October 13, 2008
How to you create a well-respected, major force in technical publishing, complete with award-winning and best-selling books, in just five years? Start with two guys and a couple of laptops.
Close to ten years ago, two programmers got together to complete a difficult project for a mutual friend. Together, they knew that there was a better way to build software, so they set out to write a book to help their fellow developers. That book, The Pragmatic Programmer, became a classic in the field.
Five years ago this month, in October 2003, they wrote and published the first two books as the Pragmatic Bookshelf: Pragmatic Version Control with CVS and Pragmatic Unit Testing in Java. Today they have some seventy titles in print, in addition to tutorial screencasts, podcasts, and live in-person training.
Authors Dave Thomas and Andy Hunt are the founders of the Pragmatic Programmers, founders of the Agile software movement and coauthors of its Manifesto for Agile Development. From these roots, it seemed only natural to create an agile publishing business: the Pragmatic Bookshelf.
In an age when traditional publishers may be struggling, we’re doing quite well, because we do things a little differently. We’re developers ourselves—we know the issues that developers face, and we offer things that will help make developers’ lives easier.
As developers, we can spot new technologies when they’re still relatively unknown, and have helped create communities around these emerging trends. We’ve helped do that with the Agile movement, with the Ruby language, and with the Rails framework, and we’ll continue to do that with worthwhile ideas in the future.
As developers, we know all about the little things that make a difference. For instance, all of our titles are available as eBooks in PDF format. And we sell a lot of them. We try and make them useful for developers, by using color, live hyperlinks to book sections and websites, syntax highlighting for code, full searchability, and so on.
But our books are not encumbered with DRM; we trust that our readers are not common thieves. Instead, we pioneered a very pragmatic approach that some have called “Social DRM,” where each PDF is personalized with the reader’s name. That personal touch extends throughout the Pragmatic Bookshelf, from personalized RSS feeds on our site to real, old-fashioned customer service from actual human beings.
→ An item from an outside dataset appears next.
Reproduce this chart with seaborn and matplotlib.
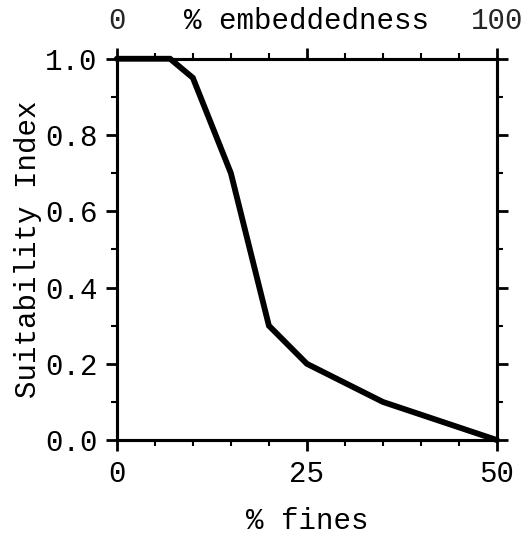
import matplotlib
matplotlib.use("Agg")
import matplotlib.pyplot as plt
import seaborn as sns
import pandas as pd
from matplotlib.ticker import MultipleLocator, FixedLocator

fines = [0, 7, 10, 15, 20, 25, 35, 50]
suitability = [1.0, 1.0, 0.95, 0.7, 0.3, 0.2, 0.1, 0.0]
x_ticks = [0, 25, 50]
x_tick_labels = ["0", "25", "50"]
y_ticks = [0.0, 0.2, 0.4, 0.6, 0.8, 1.0]
top_ticks = [0, 50, 100]
top_tick_labels = ["0", "", "100"]

sns.set_theme(style="ticks")
plt.rcParams['font.family'] = ['Liberation Mono', 'DejaVu Sans Mono']

df = pd.DataFrame({"fines": fines, "si": suitability})

fig = plt.figure(figsize=(5.31, 5.44), dpi=100)
ax = fig.add_axes([0.220, 0.191, 0.716, 0.701])
sns.lineplot(data=df, x="fines", y="si", ax=ax, color="black", linewidth=4.2,
             solid_joinstyle="miter", clip_on=False)
ax.set_xlim(0, 50)
ax.set_ylim(0, 1.0)
ax.set_xticks(x_ticks)
ax.set_xticklabels(x_tick_labels)
ax.set_yticks(y_ticks)
ax.set_yticklabels([f"{v:.1f}" for v in y_ticks])
ax.xaxis.set_minor_locator(MultipleLocator(5))
ax.yaxis.set_minor_locator(MultipleLocator(0.1))
ax.tick_params(axis="both", which="major", direction="out", length=8, width=2,
               labelsize=21, color="black", labelcolor="black", pad=6)
ax.tick_params(axis="both", which="minor", direction="out", length=4, width=1.5, color="black")
ax.tick_params(axis="y", which="both", right=True)
ax.set_xlabel("% fines", fontsize=21, labelpad=14, color="black")
ax.set_ylabel("Suitability Index", fontsize=21, labelpad=2, color="black")
for s in ax.spines.values():
    s.set_linewidth(2.2)
    s.set_color("black")
    s.set_visible(True)

top = ax.twiny()
top.set_xlim(0, 100)
top.set_xticks(top_ticks)
top.set_xticklabels(top_tick_labels)
top.xaxis.set_minor_locator(FixedLocator([10, 20, 30, 40, 60, 70, 80, 90]))
top.tick_params(axis="x", which="major", direction="out", length=8, width=2,
                labelsize=21, pad=9, color="black")
top.tick_params(axis="x", which="minor", direction="out", length=4, width=1.5, color="black")
top.text(0.5, 1.10, "% embeddedness", transform=ax.transAxes, ha="center", va="center",
         fontsize=21, color="black")
for s in top.spines.values():
    s.set_linewidth(2.2)
    s.set_color("black")

fig.savefig("out.png", dpi=100, facecolor="white")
Developers want cutting-edge information as quickly as possible, so we took a page from software product releases, and launched our innovative Beta Book program. With beta books, readers can purchase a book that’s still in development in PDF form. They receive the final PDF (and or paper book) when the book is completed. There’s a link on each page of the PDF to report errata, which the authors use to correct problems or add explanation or content where needed.
Readers get to help steer the direction of the book, and our authors get real-time, up-to-the-minute feedback on what’s helping, and what’s not.
Developers have wide-ranging interests and concerns that aren’t always just about technology, so our authors cover how to best engineer your career, your teams, your own mind, and how to get the most out of the latest technology, whether it’s Ruby and Rails, Erlang or Java-based.
And developers are real humans, too. We know you have a life away from the keyboard and outside of the cubicle. We’ll soon be launching a new series of books aimed at pragmatic programmers everywhere who want to extend themselves and take a practical, pragmatic approach to the rest of their lives, including hobbies and lifestyle titles.
Technology marches on, and times can be hard, but the Pragmatic Bookshelf will be here to help keep you on top of your game.